Can I use XTTS v2 commercially?
Treat it as non-commercial. The XTTS v2 model weights ship under the Coqui Public Model License, which forbids commercial use, even though the surrounding code is the permissive MPL 2.0. Coqui, the company, shut down in January 2024, so there is no longer anyone to sell you a commercial license. If you need a local engine you can ship in a paid product, look at Piper, Kokoro or StyleTTS 2, whose weights are permissive (MIT or Apache). For commercial work with XTTS-level polish and no licensing risk, a paid ElevenLabs plan is the clean answer.
Is ElevenLabs free?
There is a free tier, but it is for evaluation only. It gives you a small monthly credit budget, no commercial rights, and it requires you to attribute ElevenLabs in anything public, and instant voice cloning is off. The moment you want to publish or monetize, you need a paid plan, which is also where the commercial license and voice cloning unlock. So you can test it for nothing, but you cannot legally ship free-tier audio in a product or a monetized video.
How much audio do I need to clone a voice?
For XTTS v2, as little as 6 seconds works, though 15 to 30 seconds of clean audio gives a noticeably better clone.
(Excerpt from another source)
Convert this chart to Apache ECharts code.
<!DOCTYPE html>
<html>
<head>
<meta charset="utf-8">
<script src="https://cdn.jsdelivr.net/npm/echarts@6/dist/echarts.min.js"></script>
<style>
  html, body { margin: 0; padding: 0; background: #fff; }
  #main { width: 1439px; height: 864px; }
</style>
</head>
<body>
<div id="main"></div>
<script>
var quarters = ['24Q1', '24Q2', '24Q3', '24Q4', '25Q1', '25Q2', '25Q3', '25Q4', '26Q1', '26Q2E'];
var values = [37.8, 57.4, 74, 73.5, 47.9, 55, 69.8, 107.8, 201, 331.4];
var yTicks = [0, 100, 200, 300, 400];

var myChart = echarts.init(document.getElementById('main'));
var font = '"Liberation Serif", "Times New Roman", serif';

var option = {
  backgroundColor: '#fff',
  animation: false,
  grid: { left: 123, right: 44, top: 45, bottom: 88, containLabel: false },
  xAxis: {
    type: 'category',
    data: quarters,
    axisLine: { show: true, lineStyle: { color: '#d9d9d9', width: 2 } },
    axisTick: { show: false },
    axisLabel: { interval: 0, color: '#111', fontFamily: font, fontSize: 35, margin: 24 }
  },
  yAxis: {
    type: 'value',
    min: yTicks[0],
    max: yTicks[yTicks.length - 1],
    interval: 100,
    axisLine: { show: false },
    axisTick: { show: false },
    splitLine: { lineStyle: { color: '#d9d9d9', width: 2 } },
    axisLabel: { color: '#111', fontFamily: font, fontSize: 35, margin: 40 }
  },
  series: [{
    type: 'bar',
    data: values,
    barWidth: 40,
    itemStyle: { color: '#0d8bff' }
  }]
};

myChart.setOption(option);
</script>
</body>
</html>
ElevenLabs instant voice clone wants about a minute and lands in the same quality range as XTTS. Its professional voice clone is a different tier: it asks for around 30 minutes or more of studio-grade recording and produces a clone that exceeds any local engine. The cleaner and more consistent your sample, the better every one of these gets.
Do I need a GPU to run XTTS v2?
For usable speed, yes. XTTS v2 will run on a CPU, but generation is slow enough that it stops being fun for anything beyond a test. A consumer NVIDIA GPU brings it down to near real time. That is the hidden cost of the free engine: you are trading a subscription for hardware and setup. ElevenLabs needs none of that, since everything runs on their servers, which is the whole point of paying for it.